Transcribe every line from the top down to the line with "import * as", both ends included, but not the pictures.

Source code of charts:
## Start

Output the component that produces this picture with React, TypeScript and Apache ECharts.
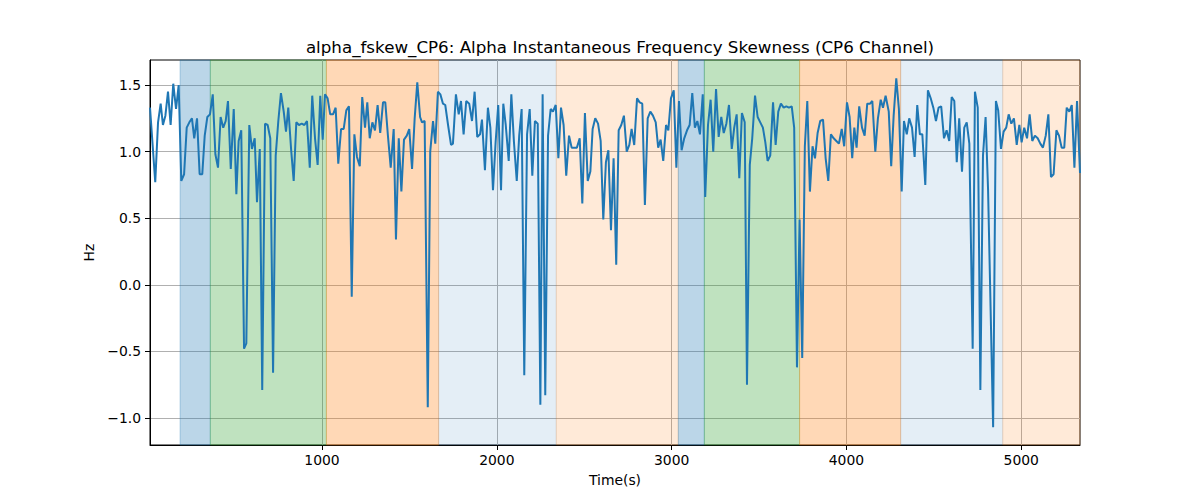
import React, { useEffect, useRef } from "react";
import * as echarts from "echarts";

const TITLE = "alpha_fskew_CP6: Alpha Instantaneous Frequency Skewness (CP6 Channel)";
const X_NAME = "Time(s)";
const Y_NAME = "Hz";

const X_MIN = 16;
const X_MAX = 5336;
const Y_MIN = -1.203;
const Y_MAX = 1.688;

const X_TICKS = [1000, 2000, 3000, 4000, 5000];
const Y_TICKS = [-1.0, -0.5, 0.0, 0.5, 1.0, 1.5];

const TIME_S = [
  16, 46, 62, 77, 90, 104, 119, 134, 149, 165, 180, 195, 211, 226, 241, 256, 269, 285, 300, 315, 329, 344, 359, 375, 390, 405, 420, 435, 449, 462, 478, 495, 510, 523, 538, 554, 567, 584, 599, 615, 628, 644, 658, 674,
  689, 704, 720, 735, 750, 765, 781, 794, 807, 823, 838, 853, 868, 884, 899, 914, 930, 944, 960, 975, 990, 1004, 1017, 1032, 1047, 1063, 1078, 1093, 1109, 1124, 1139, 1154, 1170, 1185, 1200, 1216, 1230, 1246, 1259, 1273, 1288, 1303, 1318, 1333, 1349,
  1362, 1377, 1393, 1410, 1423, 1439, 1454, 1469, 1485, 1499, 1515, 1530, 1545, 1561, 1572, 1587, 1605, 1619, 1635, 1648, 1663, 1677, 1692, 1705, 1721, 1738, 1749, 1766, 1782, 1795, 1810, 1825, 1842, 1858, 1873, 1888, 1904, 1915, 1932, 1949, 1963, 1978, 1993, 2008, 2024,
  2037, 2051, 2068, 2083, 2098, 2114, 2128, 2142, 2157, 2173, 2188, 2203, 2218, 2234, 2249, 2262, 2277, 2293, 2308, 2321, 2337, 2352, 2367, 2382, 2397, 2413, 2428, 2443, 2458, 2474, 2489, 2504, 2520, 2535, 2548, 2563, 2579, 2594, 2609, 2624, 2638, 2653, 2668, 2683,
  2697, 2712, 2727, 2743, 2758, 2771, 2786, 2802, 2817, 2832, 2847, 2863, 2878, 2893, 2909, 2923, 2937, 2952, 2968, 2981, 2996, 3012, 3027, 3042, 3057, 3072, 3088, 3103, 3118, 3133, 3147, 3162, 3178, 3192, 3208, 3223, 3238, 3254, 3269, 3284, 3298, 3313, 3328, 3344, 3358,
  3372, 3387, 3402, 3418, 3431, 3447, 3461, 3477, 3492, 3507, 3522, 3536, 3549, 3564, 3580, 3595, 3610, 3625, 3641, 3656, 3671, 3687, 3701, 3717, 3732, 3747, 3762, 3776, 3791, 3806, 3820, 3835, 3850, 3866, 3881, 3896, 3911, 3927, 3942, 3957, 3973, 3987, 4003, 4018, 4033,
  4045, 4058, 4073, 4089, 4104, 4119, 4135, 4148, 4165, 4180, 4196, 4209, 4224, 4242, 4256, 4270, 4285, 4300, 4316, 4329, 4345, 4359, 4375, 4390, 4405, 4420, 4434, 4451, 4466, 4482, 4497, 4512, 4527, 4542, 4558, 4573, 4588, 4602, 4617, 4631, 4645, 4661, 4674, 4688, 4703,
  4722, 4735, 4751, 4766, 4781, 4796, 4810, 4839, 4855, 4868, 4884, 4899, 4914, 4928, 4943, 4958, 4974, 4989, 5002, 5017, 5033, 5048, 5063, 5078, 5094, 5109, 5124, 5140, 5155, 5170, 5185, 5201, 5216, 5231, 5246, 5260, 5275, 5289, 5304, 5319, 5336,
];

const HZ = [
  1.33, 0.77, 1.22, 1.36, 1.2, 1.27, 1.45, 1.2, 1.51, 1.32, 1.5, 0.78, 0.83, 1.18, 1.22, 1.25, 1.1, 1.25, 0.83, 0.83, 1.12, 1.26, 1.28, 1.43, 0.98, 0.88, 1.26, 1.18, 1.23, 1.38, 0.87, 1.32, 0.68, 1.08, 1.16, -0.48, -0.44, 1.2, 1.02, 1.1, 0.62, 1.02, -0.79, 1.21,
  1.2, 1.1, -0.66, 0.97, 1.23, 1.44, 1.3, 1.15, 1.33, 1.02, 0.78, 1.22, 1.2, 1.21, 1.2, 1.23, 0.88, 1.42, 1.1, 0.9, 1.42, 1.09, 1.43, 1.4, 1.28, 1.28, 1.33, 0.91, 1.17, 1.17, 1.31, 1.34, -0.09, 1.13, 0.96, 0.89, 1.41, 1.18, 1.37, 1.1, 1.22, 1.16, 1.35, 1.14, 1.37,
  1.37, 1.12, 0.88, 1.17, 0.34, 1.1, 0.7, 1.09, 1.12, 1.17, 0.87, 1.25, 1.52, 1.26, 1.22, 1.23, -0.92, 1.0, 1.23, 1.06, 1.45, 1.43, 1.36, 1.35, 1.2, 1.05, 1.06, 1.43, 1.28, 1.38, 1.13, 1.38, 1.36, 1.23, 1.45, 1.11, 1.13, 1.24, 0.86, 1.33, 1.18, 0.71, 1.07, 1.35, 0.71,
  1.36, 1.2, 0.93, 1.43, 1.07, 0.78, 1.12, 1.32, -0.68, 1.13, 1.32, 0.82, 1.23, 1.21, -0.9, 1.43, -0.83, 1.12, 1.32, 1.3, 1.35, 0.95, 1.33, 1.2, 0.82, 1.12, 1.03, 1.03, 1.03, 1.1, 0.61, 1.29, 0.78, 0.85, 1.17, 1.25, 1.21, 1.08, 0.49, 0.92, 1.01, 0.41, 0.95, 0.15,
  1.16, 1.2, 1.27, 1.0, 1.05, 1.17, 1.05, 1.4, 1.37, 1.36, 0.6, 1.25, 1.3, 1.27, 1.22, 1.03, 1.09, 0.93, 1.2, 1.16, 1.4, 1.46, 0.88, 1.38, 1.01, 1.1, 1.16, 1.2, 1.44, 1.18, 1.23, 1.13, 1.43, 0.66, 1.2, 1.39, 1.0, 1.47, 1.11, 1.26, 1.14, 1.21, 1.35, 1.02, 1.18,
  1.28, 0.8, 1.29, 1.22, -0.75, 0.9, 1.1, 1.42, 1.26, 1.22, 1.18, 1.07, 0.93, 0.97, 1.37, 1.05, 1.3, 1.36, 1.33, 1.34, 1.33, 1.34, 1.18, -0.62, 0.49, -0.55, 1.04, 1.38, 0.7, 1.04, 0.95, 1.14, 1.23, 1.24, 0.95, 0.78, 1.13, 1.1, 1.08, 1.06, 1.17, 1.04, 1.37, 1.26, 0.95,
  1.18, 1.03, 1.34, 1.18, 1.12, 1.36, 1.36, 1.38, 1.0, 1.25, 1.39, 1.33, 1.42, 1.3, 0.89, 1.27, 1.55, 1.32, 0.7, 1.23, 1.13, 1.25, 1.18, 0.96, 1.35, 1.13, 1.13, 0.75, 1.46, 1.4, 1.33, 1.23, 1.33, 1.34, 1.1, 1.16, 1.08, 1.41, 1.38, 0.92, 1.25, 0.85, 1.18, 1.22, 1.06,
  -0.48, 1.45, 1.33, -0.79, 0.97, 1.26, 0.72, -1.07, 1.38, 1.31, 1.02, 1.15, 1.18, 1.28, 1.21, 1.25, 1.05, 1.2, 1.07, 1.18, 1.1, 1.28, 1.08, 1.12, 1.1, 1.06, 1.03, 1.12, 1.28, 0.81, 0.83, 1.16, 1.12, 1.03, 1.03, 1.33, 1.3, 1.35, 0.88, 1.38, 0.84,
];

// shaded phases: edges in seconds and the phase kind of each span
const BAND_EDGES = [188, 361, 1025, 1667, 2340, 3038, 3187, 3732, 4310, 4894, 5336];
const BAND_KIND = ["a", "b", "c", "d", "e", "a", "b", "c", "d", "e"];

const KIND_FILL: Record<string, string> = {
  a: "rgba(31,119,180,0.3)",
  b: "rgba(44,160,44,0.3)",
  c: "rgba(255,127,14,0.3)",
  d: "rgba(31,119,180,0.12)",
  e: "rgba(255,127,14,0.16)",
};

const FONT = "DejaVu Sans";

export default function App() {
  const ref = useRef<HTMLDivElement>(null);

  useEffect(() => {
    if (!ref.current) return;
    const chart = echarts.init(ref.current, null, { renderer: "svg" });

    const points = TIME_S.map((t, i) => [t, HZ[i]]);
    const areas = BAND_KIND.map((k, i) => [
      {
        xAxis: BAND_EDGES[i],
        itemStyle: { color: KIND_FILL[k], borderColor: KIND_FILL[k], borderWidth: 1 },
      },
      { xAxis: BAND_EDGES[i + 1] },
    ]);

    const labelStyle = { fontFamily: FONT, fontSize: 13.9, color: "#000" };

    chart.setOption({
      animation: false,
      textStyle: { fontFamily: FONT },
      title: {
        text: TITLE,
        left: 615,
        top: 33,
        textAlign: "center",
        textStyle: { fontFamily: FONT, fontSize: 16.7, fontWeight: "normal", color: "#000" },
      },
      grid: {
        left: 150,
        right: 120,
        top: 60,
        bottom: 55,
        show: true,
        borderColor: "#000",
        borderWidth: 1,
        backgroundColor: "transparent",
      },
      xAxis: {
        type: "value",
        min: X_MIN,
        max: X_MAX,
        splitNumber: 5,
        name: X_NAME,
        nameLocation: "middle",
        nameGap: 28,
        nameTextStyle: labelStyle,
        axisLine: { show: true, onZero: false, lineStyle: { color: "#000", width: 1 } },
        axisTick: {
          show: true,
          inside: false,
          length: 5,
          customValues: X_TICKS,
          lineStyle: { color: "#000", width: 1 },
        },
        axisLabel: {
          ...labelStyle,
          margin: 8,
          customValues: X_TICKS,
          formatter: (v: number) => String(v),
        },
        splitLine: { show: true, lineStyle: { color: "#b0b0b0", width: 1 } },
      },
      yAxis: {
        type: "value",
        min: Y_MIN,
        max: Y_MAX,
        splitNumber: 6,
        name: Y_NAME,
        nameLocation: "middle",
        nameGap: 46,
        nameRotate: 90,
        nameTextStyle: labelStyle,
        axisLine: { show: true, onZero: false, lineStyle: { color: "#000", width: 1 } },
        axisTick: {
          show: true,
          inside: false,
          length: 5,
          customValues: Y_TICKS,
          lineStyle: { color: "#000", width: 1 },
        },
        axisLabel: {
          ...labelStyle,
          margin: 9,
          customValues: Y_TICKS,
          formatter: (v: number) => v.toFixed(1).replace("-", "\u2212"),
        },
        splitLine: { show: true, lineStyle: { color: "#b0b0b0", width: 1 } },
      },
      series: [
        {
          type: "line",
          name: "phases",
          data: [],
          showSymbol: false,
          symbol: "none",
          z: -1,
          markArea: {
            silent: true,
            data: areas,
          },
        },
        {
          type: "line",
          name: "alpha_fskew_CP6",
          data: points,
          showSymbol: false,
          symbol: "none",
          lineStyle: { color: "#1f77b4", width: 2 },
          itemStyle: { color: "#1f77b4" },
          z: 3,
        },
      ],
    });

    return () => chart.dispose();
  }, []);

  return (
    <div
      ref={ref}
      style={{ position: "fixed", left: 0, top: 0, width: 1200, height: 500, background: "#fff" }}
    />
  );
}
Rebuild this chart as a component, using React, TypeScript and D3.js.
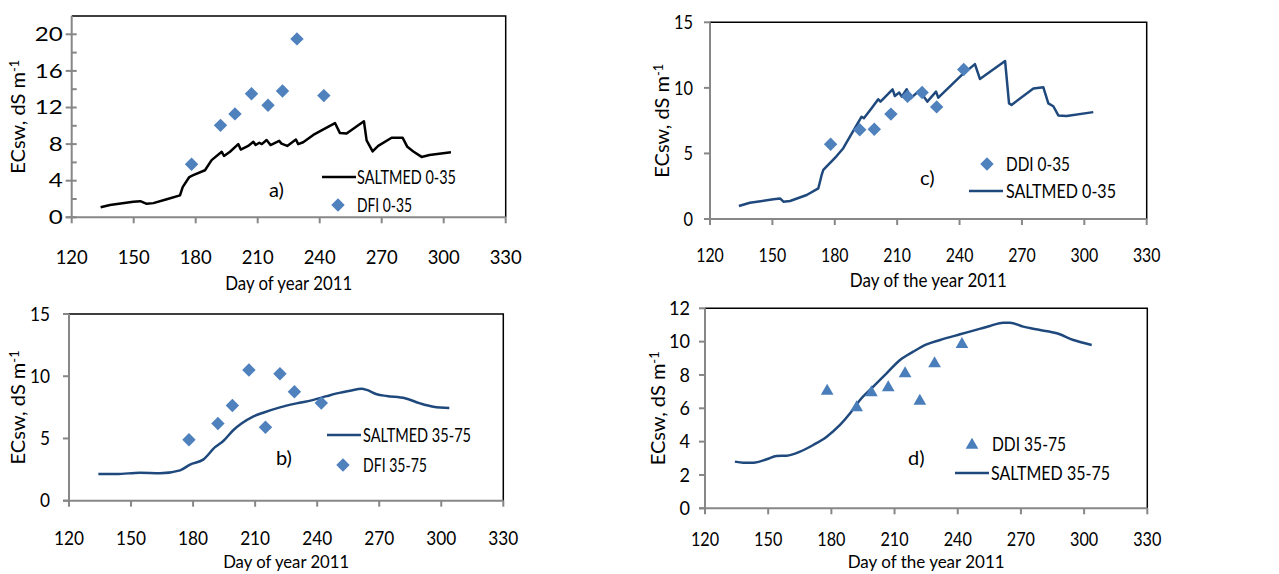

## End

Finished answer –
Output the component that produces this picture with React, TypeScript and Apache ECharts.
import React, { useEffect, useRef } from "react";
import * as echarts from "echarts";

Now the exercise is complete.